Tendo em vista que no mundo jurídico as testemunhas são as prostitutas das provas, como é possível aceitar que apenas o depoimento da vítima seja crucial na decisão de mandar uma pessoa para cadeia?
Esta é a questão. Na letra da lei e aceno da jurisprudência, a palavra da vítima no estupro de vulnerável se reveste de verdade absoluta. Repita-se que, quando não há evidencias ou vestígios físicos da ocorrência do delito, isso é inadmissível no direito penal, pois, não se coaduna com juízos hipotéticos e superficiais, é preciso estruturar o decreto condenatório em robustos elementos de prova que devem existir no processo, para se aquilatar a real participação do agente na prática da infração penal, ou seja, deve-se escudar no conjunto probatório: testemunha, perícia de vestígios físicos, pericia psicológica et ali. Não só a palavra da vítima.

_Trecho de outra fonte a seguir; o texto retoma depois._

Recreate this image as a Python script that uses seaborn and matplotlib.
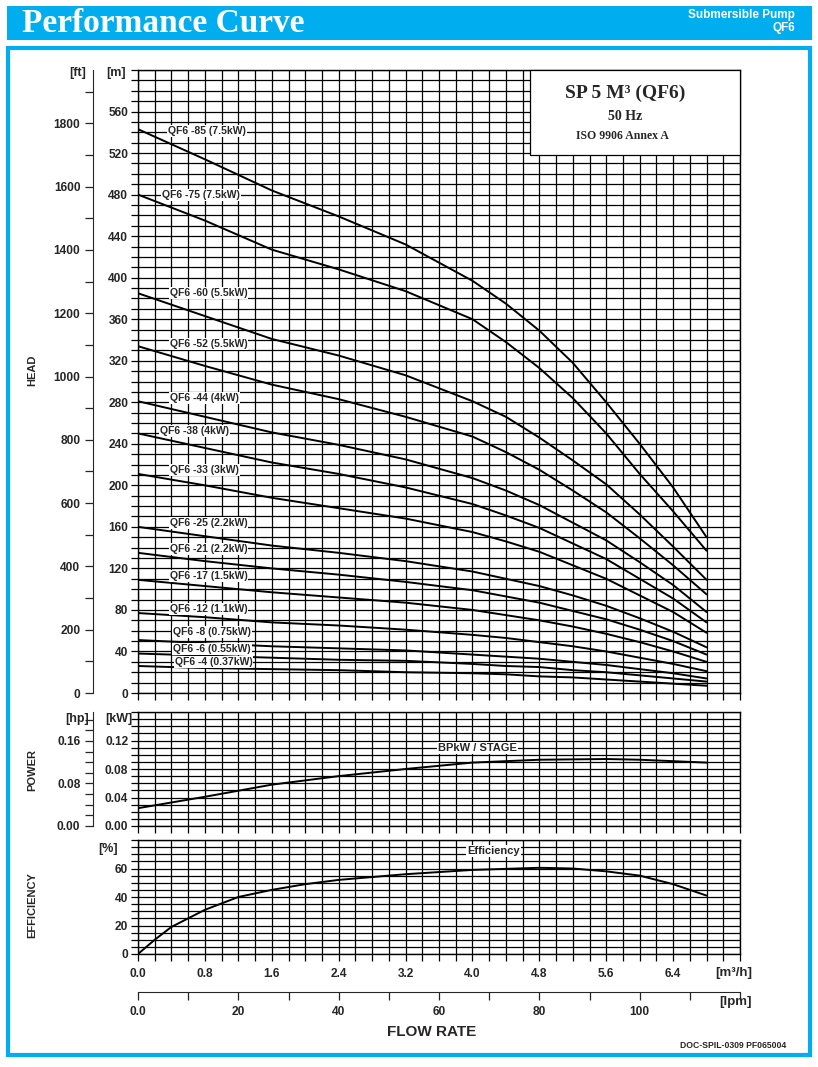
import numpy as np
import pandas as pd
import matplotlib
matplotlib.use("Agg")
import matplotlib.pyplot as plt
import seaborn as sns
from matplotlib.patches import Rectangle
from matplotlib.ticker import MultipleLocator, FixedLocator, FuncFormatter

# flow points in m3/h where the head curves were read
flow = [0.0, 0.8, 1.6, 2.4, 3.2, 4.0, 4.4, 4.8, 5.2, 5.6, 6.0, 6.4, 6.8]

models = ["QF6 -85 (7.5kW)", "QF6 -75 (7.5kW)", "QF6 -60 (5.5kW)", "QF6 -52 (5.5kW)",
          "QF6 -44 (4kW)", "QF6 -38 (4kW)", "QF6 -33 (3kW)", "QF6 -25 (2.2kW)",
          "QF6 -21 (2.2kW)", "QF6 -17 (1.5kW)", "QF6 -12 (1.1kW)", "QF6 -8 (0.75kW)",
          "QF6 -6 (0.55kW)", "QF6 -4 (0.37kW)"]

head_85 = [543, 514, 484, 459, 432, 397, 375, 349, 318, 280, 240, 198, 150]
head_75 = [480, 455, 427, 408, 387, 360, 338, 313, 284, 250, 211, 175, 137]
head_60 = [385, 363, 341, 325, 306, 281, 266, 246, 224, 201, 172, 141, 109]
head_52 = [334, 315, 297, 283, 266, 247, 232, 215, 195, 174, 149, 123, 95]
head_44 = [281, 266, 251, 239, 225, 207, 195, 181, 164, 147, 126, 104, 78]
head_38 = [250, 236, 222, 211, 198, 182, 171, 159, 144, 129, 110, 91, 68]
head_33 = [211, 200, 188, 178, 168, 155, 146, 136, 123, 110, 94, 78, 58]
head_25 = [160, 151, 142, 135, 127, 117, 110, 103, 94, 84, 72, 59, 44]
head_21 = [135, 127, 120, 114, 107, 99, 93, 87, 79, 71, 61, 50, 37]
head_17 = [109, 103, 97, 92, 87, 80, 75, 70, 64, 57, 49, 40, 30]
head_12 = [77, 73, 68, 65, 61, 56, 53, 49, 45, 40, 34, 28, 21]
head_8 = [51, 48, 45, 43, 41, 37, 35, 33, 30, 27, 23, 19, 14]
head_6 = [38, 36, 34, 32, 31, 28, 26, 25, 22, 20, 17, 14, 11]
head_4 = [26, 24, 23, 22, 20, 19, 18, 16, 15, 13, 11, 9, 7]

heads = [head_85, head_75, head_60, head_52, head_44, head_38, head_33,
         head_25, head_21, head_17, head_12, head_8, head_6, head_4]

# power per stage (kW)
power_flow = [0.0, 0.8, 1.6, 2.4, 3.2, 4.0, 4.8, 5.6, 6.0, 6.4, 6.8]
power_kw = [0.025, 0.041, 0.058, 0.070, 0.080, 0.089, 0.093, 0.094, 0.093, 0.091, 0.089]

# efficiency (%)
eff_flow = [0.0, 0.2, 0.4, 0.8, 1.2, 1.6, 2.0, 2.4, 3.2, 4.0, 4.8, 5.2, 5.6, 6.0, 6.4, 6.8]
eff_pct = [0, 10, 19, 31, 40, 45, 49, 52, 56, 59, 60.5, 60, 58, 55, 49, 41]

# tick labels
flow_ticks = [0.0, 0.8, 1.6, 2.4, 3.2, 4.0, 4.8, 5.6, 6.4]
lpm_ticks = [0, 20, 40, 60, 80, 100]
head_ticks = list(range(0, 561, 40))
ft_ticks = list(range(0, 1801, 200))
kw_ticks = [0.0, 0.04, 0.08, 0.12]
hp_ticks = [0.0, 0.08, 0.16]
eff_ticks = [0, 20, 40, 60]

# label anchor (x in m3/h, y in m)
label_pos = [(0.36, 541), (0.29, 480), (0.38, 385), (0.38, 336), (0.38, 284),
             (0.26, 252), (0.38, 215), (0.38, 164), (0.38, 139), (0.38, 113),
             (0.38, 81), (0.42, 59), (0.42, 42), (0.44, 30)]

df = pd.DataFrame({
    "flow": np.tile(flow, len(models)),
    "head": np.concatenate(heads),
    "model": np.repeat(models, len(flow)),
})

sns.set_style("white")
plt.rcParams["font.family"] = ["Liberation Sans", "DejaVu Sans"]
plt.rcParams["font.weight"] = "bold"

BLUE = "#00AEEF"
W, H = 818, 1067
TICK_FS = 8.6
fig = plt.figure(figsize=(W / 100, H / 100), dpi=100)


def box(l, t, r, b):
    return [l / W, 1 - b / H, (r - l) / W, (b - t) / H]


def px(x, y):
    return x / W, 1 - y / H


# header band and frame
fig.patches.append(Rectangle(px(7, 40), 805 / W, 34 / H, transform=fig.transFigure,
                             facecolor=BLUE, edgecolor="none"))
fig.patches.append(Rectangle(px(8, 1055), 802 / W, 1007 / H, transform=fig.transFigure,
                             facecolor="none", edgecolor=BLUE, lw=3))
fig.text(*px(22, 23), "Performance Curve", color="white", fontsize=24, fontweight="bold",
         family="Liberation Serif", ha="left", va="center")
fig.text(*px(795, 15), "Submersible Pump", color="white", fontsize=8.5, fontweight="bold",
         ha="right", va="center")
fig.text(*px(795, 28), "QF6", color="white", fontsize=8.5, fontweight="bold",
         ha="right", va="center")

ax_h = fig.add_axes(box(138, 70, 740, 693))
ax_p = fig.add_axes(box(138, 712, 740, 826))
ax_e = fig.add_axes(box(138, 840, 740, 954))

GRID = dict(color="black", lw=0.9)


def bold(labels):
    for lab in labels:
        lab.set_fontweight("bold")


def style(ax, ymax, ystep, yticks, fmt, xlabels=False):
    ax.set_xlim(0, 7.2)
    ax.set_ylim(0, ymax)
    ax.xaxis.set_major_locator(FixedLocator(flow_ticks))
    ax.xaxis.set_minor_locator(MultipleLocator(0.2))
    ax.yaxis.set_major_locator(FixedLocator(yticks))
    ax.yaxis.set_minor_locator(MultipleLocator(ystep))
    ax.yaxis.set_major_formatter(FuncFormatter(fmt))
    ax.grid(True, which="both", **GRID)
    ax.set_axisbelow(True)
    ax.tick_params(which="both", direction="out", length=5, width=0.9, color="black",
                   labelsize=TICK_FS, pad=2, left=True, bottom=True)
    ax.tick_params(axis="x", labelbottom=xlabels)
    for s in ax.spines.values():
        s.set_color("black")
        s.set_linewidth(1.0)
    ax.set_xlabel("")
    ax.set_ylabel("")
    bold(ax.get_yticklabels() + ax.get_xticklabels())


def sec_style(sec, axis, ticks, minor, fmt, pad):
    a = sec.yaxis if axis == "y" else sec.xaxis
    a.set_major_locator(FixedLocator(ticks))
    a.set_minor_locator(MultipleLocator(minor))
    a.set_major_formatter(FuncFormatter(fmt))
    sec.tick_params(which="both", direction="out", length=6, width=0.9,
                    labelsize=TICK_FS, pad=pad)
    bold(a.get_ticklabels())


# head curves
for m in models:
    sns.lineplot(data=df[df.model == m], x="flow", y="head", ax=ax_h, color="black",
                 lw=1.4, legend=False)
style(ax_h, 600, 10, head_ticks, lambda v, p: f"{v:.0f}")
for m, (lx, ly) in zip(models, label_pos):
    ax_h.text(lx, ly, m, fontsize=7.5, fontweight="bold", ha="left", va="center", zorder=5,
              bbox=dict(facecolor="white", edgecolor="none", pad=0.7))

sec_ft = ax_h.secondary_yaxis(-0.0748, functions=(lambda m: m / 0.3048, lambda f: f * 0.3048))
sec_style(sec_ft, "y", ft_ticks, 100, lambda v, p: f"{v:.0f}", 3)

# title box
fig.patches.append(Rectangle(px(530, 155), 210 / W, 85 / H, transform=fig.transFigure,
                             facecolor="white", edgecolor="black", lw=0.9, zorder=10))
fig.text(*px(625, 93), "SP 5 M³ (QF6)", family="Liberation Serif", fontsize=14,
         fontweight="bold", ha="center", va="center", zorder=11)
fig.text(*px(625, 117), "50 Hz", family="Liberation Serif", fontsize=10,
         fontweight="bold", ha="center", va="center", zorder=11)
fig.text(*px(622, 136), "ISO 9906 Annex A", family="Liberation Serif", fontsize=8.5,
         fontweight="bold", ha="center", va="center", zorder=11)

# power panel
sns.lineplot(x=power_flow, y=power_kw, ax=ax_p, color="black", lw=1.4)
style(ax_p, 0.16, 0.01, kw_ticks, lambda v, p: f"{v:.2f}")
ax_p.text(4.06, 0.11, "BPkW / STAGE", fontsize=8, fontweight="bold", ha="center",
          va="center", zorder=5, bbox=dict(facecolor="white", edgecolor="none", pad=0.7))
sec_hp = ax_p.secondary_yaxis(-0.0748, functions=(lambda k: k / 0.7457, lambda h: h * 0.7457))
sec_style(sec_hp, "y", hp_ticks, 0.02, lambda v, p: f"{v:.2f}", 3)

# efficiency panel
sns.lineplot(x=eff_flow, y=eff_pct, ax=ax_e, color="black", lw=1.4)
style(ax_e, 80, 5, eff_ticks, lambda v, p: f"{v:.0f}", xlabels=True)
ax_e.xaxis.set_major_formatter(FuncFormatter(lambda v, p: f"{v:.1f}"))
ax_e.tick_params(axis="x", pad=5)
bold(ax_e.get_xticklabels())
ax_e.text(4.25, 72.5, "Efficiency", fontsize=8, fontweight="bold", ha="center",
          va="center", zorder=5, bbox=dict(facecolor="white", edgecolor="none", pad=0.7))

sec_lpm = ax_e.secondary_xaxis(-0.333, functions=(lambda q: q * 1000 / 60, lambda l: l * 60 / 1000))
sec_style(sec_lpm, "x", lpm_ticks, 10, lambda v, p: "0.0" if v == 0 else f"{v:.0f}", 4)

# unit and axis labels
unit = dict(fontsize=9, fontweight="bold", va="center")
fig.text(*px(78, 73), "[ft]", ha="center", **unit)
fig.text(*px(116, 73), "[m]", ha="center", **unit)
fig.text(*px(77, 719), "[hp]", ha="center", **unit)
fig.text(*px(119, 719), "[kW]", ha="center", **unit)
fig.text(*px(108, 849), "[%]", ha="center", **unit)
fig.text(*px(752, 973), "[m³/h]", ha="right", fontsize=9.5, fontweight="bold", va="center")
fig.text(*px(752, 1002), "[lpm]", ha="right", fontsize=9.5, fontweight="bold", va="center")
fig.text(*px(432, 1032), "FLOW RATE", ha="center", fontsize=11, fontweight="bold", va="center")
fig.text(*px(786, 1046), "DOC-SPIL-0309 PF065004", ha="right", fontsize=6.2,
         fontweight="bold", va="center")
side = dict(fontsize=8, fontweight="bold", rotation=90, ha="center", va="center")
fig.text(*px(32, 370), "HEAD", **side)
fig.text(*px(32, 770), "POWER", **side)
fig.text(*px(32, 905), "EFFICIENCY", **side)

fig.savefig("out.png", dpi=100)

A falta de efetivo nas polícias - Civil e Científica - prejudica investigações como essa, que acabam se baseando apenas em depoimentos?
Nossas Policias, são em regra até bem preparadas. O problema surge quando precisamos lançar mão de fatos não provados fisicamente, e fatalmente caminha para o lado emocional, uma vez que tudo na vida do ser humano, mas tudo mesmo, se manifesta primeiro no campo emocional, psíquico, para só então desaguar no campo material, da razão ou superando os limites da razão. Aí, até pela própria evolução das tipificações delitivas, a falta de profissional com especializações especificas prejudicam sim as investigações e o julgamento propriamente dito.
Acredita que os juízes acabam sendo influenciados sentimentalmente em alguns desses casos, afinal, muitos deles são pais de família? Até onde vai a jurisprudência?
Não só os juízes, mas todos, pelo próprio caráter hediondo deste crime. Influencia o advogado, o Ministério Público que quer a justiça a qualquer custo, a sociedade, todos sofrem. O juiz não é onisciente, daí para se evitar isso deve levar em consideração todos os elementos existentes no mundo dos autos, mas o sentimento não. A jurisprudência é oscilante ainda nesses crimes, tende a se consolidar.
Como foi sua noite de sono no dia que antecedeu o julgamento em primeira e segunda instância?
Toda a tramitação foi angustiante. De um lado a infante que se disse vítima de tamanha brutalidade, de outro lado, um quase septuagenário, evangélico, trabalhador, honrado, caridoso. Um paradoxo. Todos em evolução, cheios de mazelas, dores, esperanças, conflitos. No meio, a grande dama cega que aprendemos a venerar, a Sra. Justiça, que deve prevalecer sempre. A noite de sono? Ela não existiu, se perdeu no tempo.